Yoga und Achtsamkeit für Jung-Kriminelle
In Fulda wird die Jugendkriminalität aktuell auch mit ungewöhnlichen Methoden Methoden bekämpft: Um die Jugendlichen von der schiefen Bahn abzubringen, werden neben Coachings auch Achtsamkeitstrainings mit Yogakurse angeboten.
Fuldas leitender Oberstaatsanwalt, Patrick Liesching, sagte am Donnerstag, er sei selbst überrascht über den Erfolg: Nur einer von sieben Probanden, die bisher an den Achtsamkeitskursen teilnahmen, sei danach rückfällig geworden.
Poseck will keinen Alarmismus
Coachings und Achtsamkeit allein werden nicht helfen: Laut der polizeilichen Kriminalstatistik sind die hessichen Fallzahlen im Jahr 2022 gestiegen, während Corona waren sie auf einem historischen Tief.
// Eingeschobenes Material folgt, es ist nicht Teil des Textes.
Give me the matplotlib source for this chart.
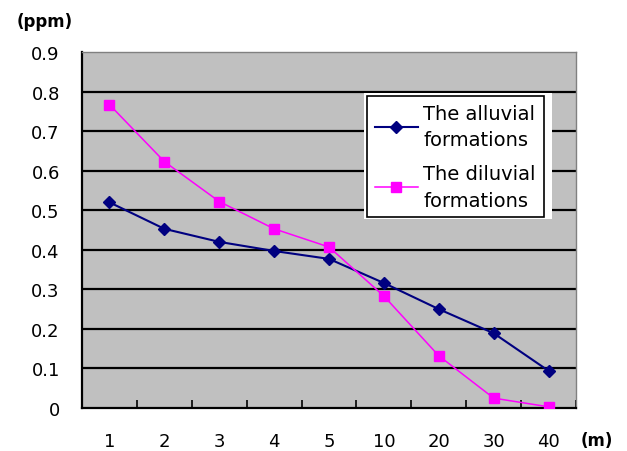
import numpy as np
import matplotlib.pyplot as plt
from matplotlib.patches import Rectangle

# depth categories (m) and concentrations (ppm)
depth = ['1', '2', '3', '4', '5', '10', '20', '30', '40']
alluvial = [0.52, 0.453, 0.42, 0.397, 0.377, 0.316, 0.25, 0.189, 0.094]
diluvial = [0.767, 0.623, 0.522, 0.453, 0.407, 0.283, 0.132, 0.025, 0.003]
yticks = [0, 0.1, 0.2, 0.3, 0.4, 0.5, 0.6, 0.7, 0.8, 0.9]

plt.rcParams['font.family'] = ['DejaVu Sans']

fig = plt.figure(figsize=(6.27, 4.52), dpi=100)
ax = fig.add_axes([0.1308, 0.0951, 0.7879, 0.7876])
ax.set_facecolor('#c0c0c0')

x = np.arange(len(depth))
ax.plot(x, alluvial, color='#000080', lw=1.5, marker='D', ms=6.5,
        label='The alluvial\nformations', zorder=3)
ax.plot(x, diluvial, color='#ff00ff', lw=1.1, marker='s', ms=7,
        label='The diluvial\nformations', zorder=3)

ax.set_xlim(-0.5, len(depth) - 0.5)
ax.set_ylim(0, 0.9)
ax.set_yticks(yticks)
ax.set_yticklabels(['0'] + ['%.1f' % v for v in yticks[1:]])
ax.set_xticks(x)
ax.set_xticklabels(depth)
ax.set_xticks(np.arange(-0.5, len(depth)), minor=True)
ax.tick_params(axis='x', which='major', length=0, pad=17, labelsize=13)
ax.tick_params(axis='x', which='minor', direction='in', length=6, width=1.2, color='black')
ax.tick_params(axis='y', length=0, pad=16, labelsize=13)

for v in yticks[1:-1]:
    ax.axhline(v, color='black', lw=1.6, zorder=1)

ax.spines['left'].set_linewidth(1.6)
ax.spines['bottom'].set_linewidth(1.6)
ax.spines['top'].set_color('#808080')
ax.spines['right'].set_color('#808080')
ax.spines['top'].set_linewidth(1.0)
ax.spines['right'].set_linewidth(1.0)

# white margin behind the legend box
ax.add_patch(Rectangle((0.571, 0.530), 0.38, 0.355, transform=ax.transAxes,
                       facecolor='white', edgecolor='none', zorder=4))
leg = ax.legend(loc='upper left', bbox_to_anchor=(0.577, 0.876), fontsize=14,
                frameon=True, fancybox=False, framealpha=1, edgecolor='black',
                borderpad=0.4, handlelength=2.2, handletextpad=0.3,
                labelspacing=0.75, borderaxespad=0)
for t in leg.get_texts():
    t.set_linespacing(1.5)
leg.set_zorder(5)
leg.get_frame().set_linewidth(1.2)

fig.text(45 / 627, 1 - 22 / 452, '(ppm)', fontsize=12, fontweight='bold',
         ha='center', va='center')
fig.text(597 / 627, 1 - 441 / 452, '(m)', fontsize=12, fontweight='bold',
         ha='center', va='center')

fig.savefig('out.png', dpi=100)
In den Städten ging die Zahl der Straftaten teils sogar über das Vor-Corona-Niveau hinaus.
Landespolizeipräsident Robert Schäfer hatte sich bei der Vorstellung der Zahlen im März beunruhigt gezeigt: "Die Tatverdächtigen werden immer jünger, und sie werden gewalttätiger."
Justizminister Poseck sieht aktuell trotzdem keinen Anlass für Alarmismus: "Wir haben keine über alle Maßen kriminelle junge Generation", sagt er am Donnerstag. Die Zahlen zur Jugendkriminalität gingen zwar wieder nach oben - aber es habe auch schon Zeiten mit höheren Fallzahlen in Hessen gegeben.